After updating this crate to use the latest Rust allocator API, some tests would hang. Digging in with gdb revealed they were deadlocked, trying to lock a mutex they already held. Although I was 99% sure this was a bug in my code, jemalloc has had its fair share of deadlock bugs in the past so I held a glimmer of hope I could find something really interesting.

The tests didn't hang with the system allocator and valgrind saw nothing wrong. So I dug into the code and learned a lot about jemalloc's internals; especially I learned that there's a lot of tricky locking in the thread cache code, which surprises me since the point of the thread cache is to reduce synchronization overhead, but I guess I was looking at all the slow paths. I observed that modifying lg_tcache_max (the largest size-class kept in the thread cache) changed at what point it deadlocked, but not in a predictable way (making a table of values to progress, there was a general trend that the larger the classes allowed, the more progress it made, but not consistently).

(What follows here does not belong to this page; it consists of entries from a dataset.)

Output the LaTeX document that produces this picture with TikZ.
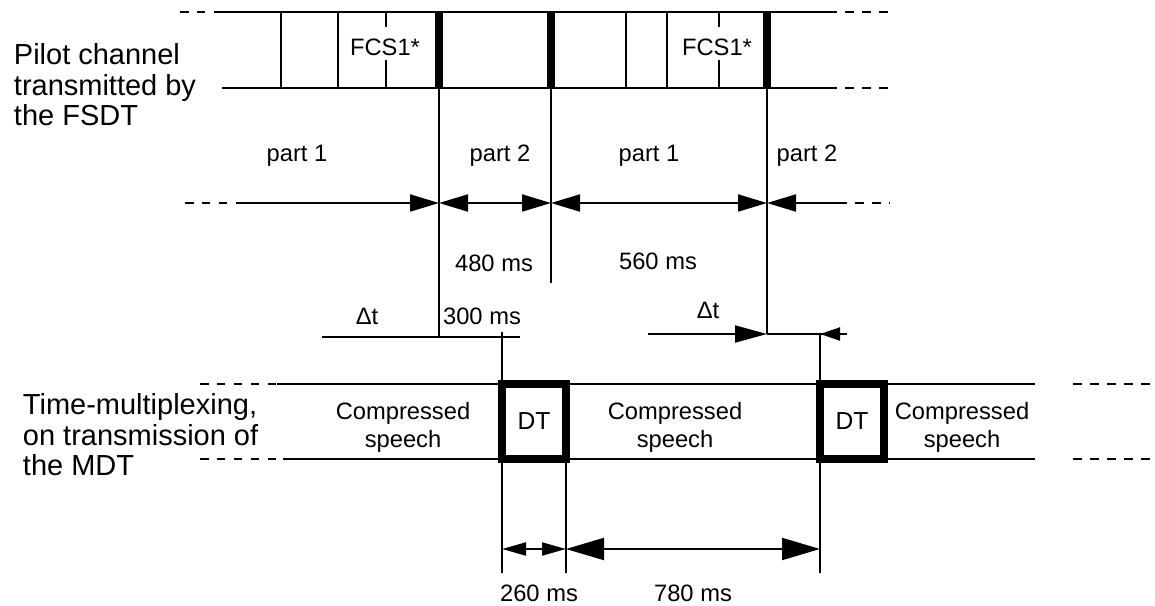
\documentclass[tikz,border=0pt]{standalone}
\usepackage{fontspec}
\setmainfont{Liberation Sans}
\usetikzlibrary{arrows.meta}

\begin{document}
\begin{tikzpicture}[x=0.02cm, y=-0.02cm, line width=1.1pt,
    >={Triangle[length=0.58cm, width=0.34cm]},
    txt/.style={font=\fontsize{13.5}{16}\selectfont, inner sep=1pt, align=center},
    side/.style={font=\fontsize{16.5}{17.2}\selectfont, inner sep=0pt, align=left, anchor=north west},
    dots/.style={dash pattern=on 0.17cm off 0.17cm},
    bar/.style={line width=4.5pt},
    dtbox/.style={draw, line width=4.5pt, outer sep=0pt, minimum width=1.28cm, minimum height=1.5cm,
      font=\fontsize{14}{16}\selectfont}]
  \useasboundingbox (0,0) rectangle (1155,605);
  % pilot channel
  \node[side] (pilot) at (13,43) {Pilot channel\\transmitted by\\the FSDT};
  \draw[dots] (180,12) -- (222,12);
  \draw (222,12) -- (828,12);
  \draw[dots] (828,12) -- (890,12);
  \draw (222,88) -- (828,88);
  \draw[dots] (828,88) -- (890,88);
  \foreach \x in {281,338,626,667}
    \draw (\x,12) -- (\x,88);
  \foreach \x in {386,719}
    \draw (\x,12) -- (\x,27) (\x,60) -- (\x,88);
  \foreach \x in {439,551,767}
    \draw[bar] (\x,12) -- (\x,88);
  \node[txt] (fcs1) at (385,47) {FCS1*};
  \node[txt] (fcs2) at (717,47) {FCS1*};
  \draw (439,88) -- (439,337);
  \draw (551,88) -- (551,283);
  \draw (767,88) -- (767,334);
  % parts
  \draw[dots] (185,203) -- (237,203);
  \draw[->] (237,203) -- (439,203);
  \draw[<->] (439,203) -- (551,203);
  \draw[<->] (551,203) -- (767,203);
  \draw[->] (838,203) -- (767,203);
  \draw[dots] (838,203) -- (890,203);
  \node[txt] (p1a) at (297,156) {part 1};
  \node[txt] (p2a) at (500,156) {part 2};
  \node[txt] (p1b) at (649,156) {part 1};
  \node[txt] (p2b) at (807,156) {part 2};
  \node[txt] (t480) at (494,263) {480 ms};
  \node[txt] (t560) at (658,261) {560 ms};
  % time-multiplexing
  \node[side] (mdt) at (22,393) {Time-multiplexing,\\on transmission of\\the MDT};
  \draw[dots] (200,384) -- (277,384);
  \draw (277,384) -- (1035,384);
  \draw[dots] (1073,384) -- (1152,384);
  \draw[dots] (200,459) -- (277,459);
  \draw (283,459) -- (1035,459);
  \draw[dots] (1073,459) -- (1152,459);
  \node[dtbox] (dt1) at (534,421.5) {DT};
  \node[dtbox] (dt2) at (852,421.5) {DT};
  \node[txt] (cs1) at (403,427) {Compressed\\speech};
  \node[txt] (cs2) at (675,427) {Compressed\\speech};
  \node[txt] (cs3) at (962,427) {Compressed\\speech};
  % delta t
  \node[txt] (dta) at (367,316) {Δt};
  \node[txt] (t300) at (482,316) {300 ms};
  \draw (322,337) -- (520,337);
  \draw (502,332) -- (dt1.north west);
  \node[txt] (dtb) at (708,310) {Δt};
  \draw[-{Triangle[length=0.64cm, width=0.34cm]}] (648,334) -- (767,334);
  \draw (767,334) -- (847,334);
  \draw[-{Triangle[length=0.4cm, width=0.26cm]}] (847,334) -- (820,334);
  \draw (820,334) -- (dt2.north west);
  % durations
  \draw (dt1.south west) -- (502,573);
  \draw (dt1.south east) -- (566,573);
  \draw (dt2.south west) -- (820,573);
  \draw[{Triangle[length=0.48cm, width=0.26cm]}-{Triangle[length=0.48cm, width=0.26cm]}] (502,549) -- (566,549);
  \draw[{Triangle[length=0.76cm, width=0.44cm]}-{Triangle[length=0.76cm, width=0.44cm]}] (566,549) -- (820,549);
  \node[txt] (t260) at (539,593) {260 ms};
  \node[txt] (t780) at (693,593) {780 ms};
\end{tikzpicture}
\end{document}
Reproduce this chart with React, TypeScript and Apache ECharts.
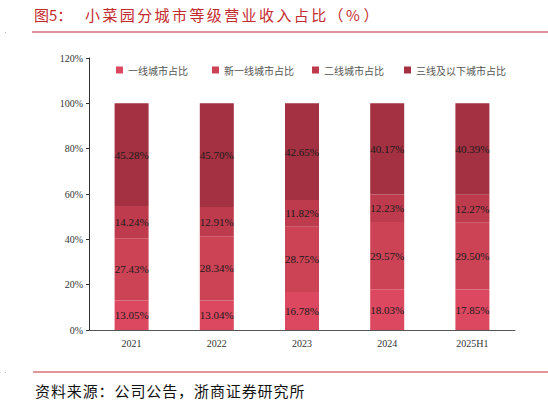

One of the interesting things was how predictable the failure was. Thinking I might be doing something to corrupt jemalloc's structures badly enough to corrupt the lock, I scripted gdb to print the state of the lock at the points where it was locked and unlocked in the function where it deadlocks, which revealed that the locks looked fine in that function. Unfortunately, because everything was optimized out, it was hard to introspect the structures I thought might have been getting corrupted; I started building rust with a debug, assertion-laden jemalloc, but I knew it would take all night on my laptop.

Before I called it a night, I scripted gdb to print all the calls to mallocx , rallocx , and sdallocx , and their return values, and started putting together a sed script to transform this into a C program that made the same sequence of allocations and deallocations.

When I woke up the next morning, I realized there was something suspicious about the deallocations logged. I tested with the system allocator, but with various allocators LD_PRELOAD 'd, including the same version of jemalloc that Rust was using; none of these hung. So I asked myself, what's the difference?

Of course, Rust is using the sized deallocation API ( sdallocx ), and the system allocator will be going through malloc and free and not passing any sizes. Looking again at how my library was calling dealloc, I spotted the bug instantly; I was claiming some things I was freeing were smaller than they actually were. Changing this fixed the bug. I took a look through the paths that sdallocx would take if given smaller sizes, and it looks like if my build of Rust with jemalloc assertions enabled had finished compiling, it would have detected my mistake, but otherwise, supplying the wrong size would cause havoc in the thread cache later.

You might say that I should have known to look at these things first, but such is the nature of bugs.